Content curation was unfortunately where we ran into the majority of our issues. Due to the busy nature of the business, the owners were unable to give us a lot of time to approve copywriting and other content. In the beginning of the project, they had given us some assets and materials to work off of; we used those to the best of our ability but were still lacking a good amount of content.

One example was photos. Unable to get updated photos to use from the owners, two of our team members journeyed back to Fresno in order to visit the truck in person. They were able to spend the day taking photos of all the dishes as well as the truck and staff, and upon their return the rest of the our team worked on photo editing.

Iteration & Final Thoughts

The project thus far…

Currently, we are in the “iteration” stage of this project. The website has been submitted to the clients, and we are awaiting any further changes that need to be made. Due to a lack of content, we are not currently able to publish some of the prepared pages, such as the “About Us” page which needs final approval by the owners to ensure the message being conveyed is accurate.

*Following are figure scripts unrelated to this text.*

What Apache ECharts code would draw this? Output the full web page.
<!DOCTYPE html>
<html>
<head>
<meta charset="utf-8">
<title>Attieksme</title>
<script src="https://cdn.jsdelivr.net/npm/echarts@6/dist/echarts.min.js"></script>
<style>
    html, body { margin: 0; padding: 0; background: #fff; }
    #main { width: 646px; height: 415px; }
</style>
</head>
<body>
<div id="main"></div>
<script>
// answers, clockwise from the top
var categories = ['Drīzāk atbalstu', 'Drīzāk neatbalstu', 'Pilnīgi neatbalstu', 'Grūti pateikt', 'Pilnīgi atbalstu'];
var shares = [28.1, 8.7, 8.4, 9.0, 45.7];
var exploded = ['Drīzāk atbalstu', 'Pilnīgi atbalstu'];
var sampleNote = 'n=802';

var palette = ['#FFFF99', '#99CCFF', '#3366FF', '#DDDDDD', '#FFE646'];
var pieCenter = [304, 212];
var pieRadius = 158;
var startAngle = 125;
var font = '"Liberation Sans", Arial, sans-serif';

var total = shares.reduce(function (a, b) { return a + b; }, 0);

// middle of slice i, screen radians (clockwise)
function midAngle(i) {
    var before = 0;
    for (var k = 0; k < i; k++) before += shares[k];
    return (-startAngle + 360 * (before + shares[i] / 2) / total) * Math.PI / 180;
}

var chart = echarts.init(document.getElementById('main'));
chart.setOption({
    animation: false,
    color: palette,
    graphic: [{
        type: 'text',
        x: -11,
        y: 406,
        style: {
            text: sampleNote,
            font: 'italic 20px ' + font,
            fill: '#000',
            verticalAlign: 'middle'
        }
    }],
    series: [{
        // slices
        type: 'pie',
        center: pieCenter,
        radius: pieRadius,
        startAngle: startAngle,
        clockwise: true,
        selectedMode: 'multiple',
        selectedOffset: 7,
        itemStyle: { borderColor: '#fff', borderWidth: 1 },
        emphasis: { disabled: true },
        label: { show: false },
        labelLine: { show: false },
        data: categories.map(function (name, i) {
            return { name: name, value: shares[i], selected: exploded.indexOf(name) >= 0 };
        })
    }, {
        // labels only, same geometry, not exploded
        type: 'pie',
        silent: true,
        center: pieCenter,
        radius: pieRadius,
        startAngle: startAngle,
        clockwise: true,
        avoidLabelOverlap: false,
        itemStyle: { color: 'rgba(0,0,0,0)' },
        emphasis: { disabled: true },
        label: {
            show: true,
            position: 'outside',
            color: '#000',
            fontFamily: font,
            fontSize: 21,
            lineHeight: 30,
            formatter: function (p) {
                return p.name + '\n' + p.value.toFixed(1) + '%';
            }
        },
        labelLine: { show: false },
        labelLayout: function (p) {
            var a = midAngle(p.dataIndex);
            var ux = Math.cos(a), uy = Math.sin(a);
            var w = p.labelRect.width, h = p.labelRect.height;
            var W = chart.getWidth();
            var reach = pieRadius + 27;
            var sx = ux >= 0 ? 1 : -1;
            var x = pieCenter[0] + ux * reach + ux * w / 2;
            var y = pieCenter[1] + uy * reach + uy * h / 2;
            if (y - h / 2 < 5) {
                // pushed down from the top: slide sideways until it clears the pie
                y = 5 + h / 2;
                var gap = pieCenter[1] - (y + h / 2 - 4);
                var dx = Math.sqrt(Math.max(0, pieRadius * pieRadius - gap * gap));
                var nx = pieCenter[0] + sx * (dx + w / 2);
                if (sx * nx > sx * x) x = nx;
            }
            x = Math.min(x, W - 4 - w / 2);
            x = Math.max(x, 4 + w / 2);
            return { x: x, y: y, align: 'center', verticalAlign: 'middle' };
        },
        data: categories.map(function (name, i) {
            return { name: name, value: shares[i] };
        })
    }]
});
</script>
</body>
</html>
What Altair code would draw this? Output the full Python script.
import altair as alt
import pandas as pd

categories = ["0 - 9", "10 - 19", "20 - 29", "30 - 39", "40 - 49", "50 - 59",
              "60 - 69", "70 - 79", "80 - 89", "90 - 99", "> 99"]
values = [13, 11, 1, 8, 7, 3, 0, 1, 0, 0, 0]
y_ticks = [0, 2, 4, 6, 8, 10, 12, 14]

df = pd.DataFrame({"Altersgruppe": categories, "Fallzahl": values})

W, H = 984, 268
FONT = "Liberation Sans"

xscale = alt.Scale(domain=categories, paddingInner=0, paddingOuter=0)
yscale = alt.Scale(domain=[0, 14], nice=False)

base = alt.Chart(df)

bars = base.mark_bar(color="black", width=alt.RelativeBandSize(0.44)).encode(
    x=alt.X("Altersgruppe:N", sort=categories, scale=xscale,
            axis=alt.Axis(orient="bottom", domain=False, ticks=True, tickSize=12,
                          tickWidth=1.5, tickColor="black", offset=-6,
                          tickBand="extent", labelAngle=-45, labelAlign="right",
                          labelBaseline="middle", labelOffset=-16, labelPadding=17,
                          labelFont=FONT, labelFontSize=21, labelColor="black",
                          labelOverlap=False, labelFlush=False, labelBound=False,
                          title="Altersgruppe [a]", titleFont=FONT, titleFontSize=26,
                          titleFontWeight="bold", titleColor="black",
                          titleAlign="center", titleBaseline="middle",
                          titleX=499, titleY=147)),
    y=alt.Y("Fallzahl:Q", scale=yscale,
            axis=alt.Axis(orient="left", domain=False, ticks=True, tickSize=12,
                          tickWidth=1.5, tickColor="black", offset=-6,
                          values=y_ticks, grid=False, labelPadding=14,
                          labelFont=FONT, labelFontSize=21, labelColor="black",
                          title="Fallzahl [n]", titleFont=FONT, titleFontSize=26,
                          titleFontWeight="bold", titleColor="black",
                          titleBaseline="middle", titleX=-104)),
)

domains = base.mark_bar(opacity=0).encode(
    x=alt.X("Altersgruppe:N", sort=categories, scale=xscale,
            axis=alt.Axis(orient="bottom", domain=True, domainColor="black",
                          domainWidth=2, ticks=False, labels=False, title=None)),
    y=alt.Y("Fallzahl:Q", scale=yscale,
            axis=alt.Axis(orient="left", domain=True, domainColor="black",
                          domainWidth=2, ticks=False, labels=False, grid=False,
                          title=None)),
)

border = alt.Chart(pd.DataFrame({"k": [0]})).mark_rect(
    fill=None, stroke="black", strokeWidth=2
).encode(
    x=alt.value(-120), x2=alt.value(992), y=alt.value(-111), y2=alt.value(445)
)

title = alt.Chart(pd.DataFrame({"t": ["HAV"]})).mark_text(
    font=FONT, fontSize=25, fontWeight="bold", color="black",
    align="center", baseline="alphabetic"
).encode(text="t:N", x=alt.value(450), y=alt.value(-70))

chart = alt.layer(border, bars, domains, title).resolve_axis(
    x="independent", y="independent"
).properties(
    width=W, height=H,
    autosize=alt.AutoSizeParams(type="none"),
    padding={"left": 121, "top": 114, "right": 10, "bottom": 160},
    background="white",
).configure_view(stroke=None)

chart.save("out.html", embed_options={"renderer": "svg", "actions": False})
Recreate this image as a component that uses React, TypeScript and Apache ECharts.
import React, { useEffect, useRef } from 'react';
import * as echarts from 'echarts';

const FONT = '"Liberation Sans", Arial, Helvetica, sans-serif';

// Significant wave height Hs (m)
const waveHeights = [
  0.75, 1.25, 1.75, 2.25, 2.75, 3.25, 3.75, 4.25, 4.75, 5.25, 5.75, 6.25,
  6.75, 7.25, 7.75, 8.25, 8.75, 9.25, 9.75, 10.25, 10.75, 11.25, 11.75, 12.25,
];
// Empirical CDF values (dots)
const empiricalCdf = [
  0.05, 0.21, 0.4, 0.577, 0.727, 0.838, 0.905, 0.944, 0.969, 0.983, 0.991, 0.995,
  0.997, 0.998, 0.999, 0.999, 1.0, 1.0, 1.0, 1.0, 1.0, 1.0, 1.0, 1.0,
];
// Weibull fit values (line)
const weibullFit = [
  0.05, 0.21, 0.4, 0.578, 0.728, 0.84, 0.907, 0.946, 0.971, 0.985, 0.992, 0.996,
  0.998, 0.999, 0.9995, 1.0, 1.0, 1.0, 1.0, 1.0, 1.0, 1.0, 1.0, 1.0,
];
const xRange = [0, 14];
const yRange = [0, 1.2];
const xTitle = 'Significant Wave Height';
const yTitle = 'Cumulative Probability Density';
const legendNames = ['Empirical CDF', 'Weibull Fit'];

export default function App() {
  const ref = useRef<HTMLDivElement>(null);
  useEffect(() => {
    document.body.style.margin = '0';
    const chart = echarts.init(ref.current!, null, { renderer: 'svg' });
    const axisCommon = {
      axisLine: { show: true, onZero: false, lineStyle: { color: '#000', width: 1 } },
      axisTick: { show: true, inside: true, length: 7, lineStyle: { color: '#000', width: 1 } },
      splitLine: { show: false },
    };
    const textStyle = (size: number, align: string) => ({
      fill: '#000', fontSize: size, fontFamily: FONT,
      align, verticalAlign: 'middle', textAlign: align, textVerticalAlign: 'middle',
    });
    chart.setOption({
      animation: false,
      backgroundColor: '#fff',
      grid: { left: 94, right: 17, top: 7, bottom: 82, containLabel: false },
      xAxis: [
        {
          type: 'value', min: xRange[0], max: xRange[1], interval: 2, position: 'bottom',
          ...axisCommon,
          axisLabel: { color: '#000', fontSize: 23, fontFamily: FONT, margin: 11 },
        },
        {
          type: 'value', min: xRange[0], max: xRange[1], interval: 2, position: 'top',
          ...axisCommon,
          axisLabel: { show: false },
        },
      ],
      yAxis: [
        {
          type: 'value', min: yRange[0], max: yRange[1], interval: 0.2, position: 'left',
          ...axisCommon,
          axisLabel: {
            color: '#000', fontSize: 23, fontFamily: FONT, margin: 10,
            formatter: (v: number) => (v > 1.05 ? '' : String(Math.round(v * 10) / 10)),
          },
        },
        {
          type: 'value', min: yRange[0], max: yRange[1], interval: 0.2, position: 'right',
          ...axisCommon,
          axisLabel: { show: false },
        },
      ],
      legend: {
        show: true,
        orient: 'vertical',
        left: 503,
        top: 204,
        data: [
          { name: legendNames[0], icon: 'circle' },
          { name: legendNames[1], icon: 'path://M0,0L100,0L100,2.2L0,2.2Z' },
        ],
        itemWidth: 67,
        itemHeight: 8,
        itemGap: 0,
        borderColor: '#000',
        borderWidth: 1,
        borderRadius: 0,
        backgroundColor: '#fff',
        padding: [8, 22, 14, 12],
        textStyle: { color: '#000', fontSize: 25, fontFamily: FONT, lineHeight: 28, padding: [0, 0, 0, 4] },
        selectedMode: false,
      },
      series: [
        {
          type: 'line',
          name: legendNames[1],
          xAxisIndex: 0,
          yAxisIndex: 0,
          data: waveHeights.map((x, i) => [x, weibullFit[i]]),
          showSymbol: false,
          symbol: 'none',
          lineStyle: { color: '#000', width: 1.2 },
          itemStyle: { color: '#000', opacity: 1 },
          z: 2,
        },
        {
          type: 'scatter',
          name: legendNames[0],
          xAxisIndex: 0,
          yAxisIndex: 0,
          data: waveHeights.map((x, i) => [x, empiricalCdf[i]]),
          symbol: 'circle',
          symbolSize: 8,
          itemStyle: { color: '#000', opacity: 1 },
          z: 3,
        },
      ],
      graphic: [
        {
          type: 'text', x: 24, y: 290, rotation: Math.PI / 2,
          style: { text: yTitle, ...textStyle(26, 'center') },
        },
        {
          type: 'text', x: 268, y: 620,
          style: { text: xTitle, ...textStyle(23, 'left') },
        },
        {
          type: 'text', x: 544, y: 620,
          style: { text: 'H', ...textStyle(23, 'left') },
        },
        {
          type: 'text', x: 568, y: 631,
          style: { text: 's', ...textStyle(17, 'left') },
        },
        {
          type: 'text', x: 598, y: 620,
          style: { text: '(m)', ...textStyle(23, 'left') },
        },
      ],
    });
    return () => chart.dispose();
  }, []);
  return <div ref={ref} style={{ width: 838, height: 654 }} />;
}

Our current contract with the client allows a period for necessary updates and changes. As fair as maintenance goes, we will be deciding on a format moving forward on how the client would like to deal with updating their truck schedule and menu changes, since they update on a semi-weekly basis.

Biggest challenges

  1. Getting content from the owners

  2. Sticking to a timeline—accountability

Takeaways & Lessons Learned

  1. Set up expectations at the beginning of the project for both the client and ourselves can uphold. Because we were not able to establish from the beginning a solid timeline and expectations for what the client would need to provide, we constantly ran into the issue of waiting for content and approval.

  2. Along with expectations, there needs to be set meet times for client review. There was no set cadence for meeting, and the project moved along much more slowly than it should have.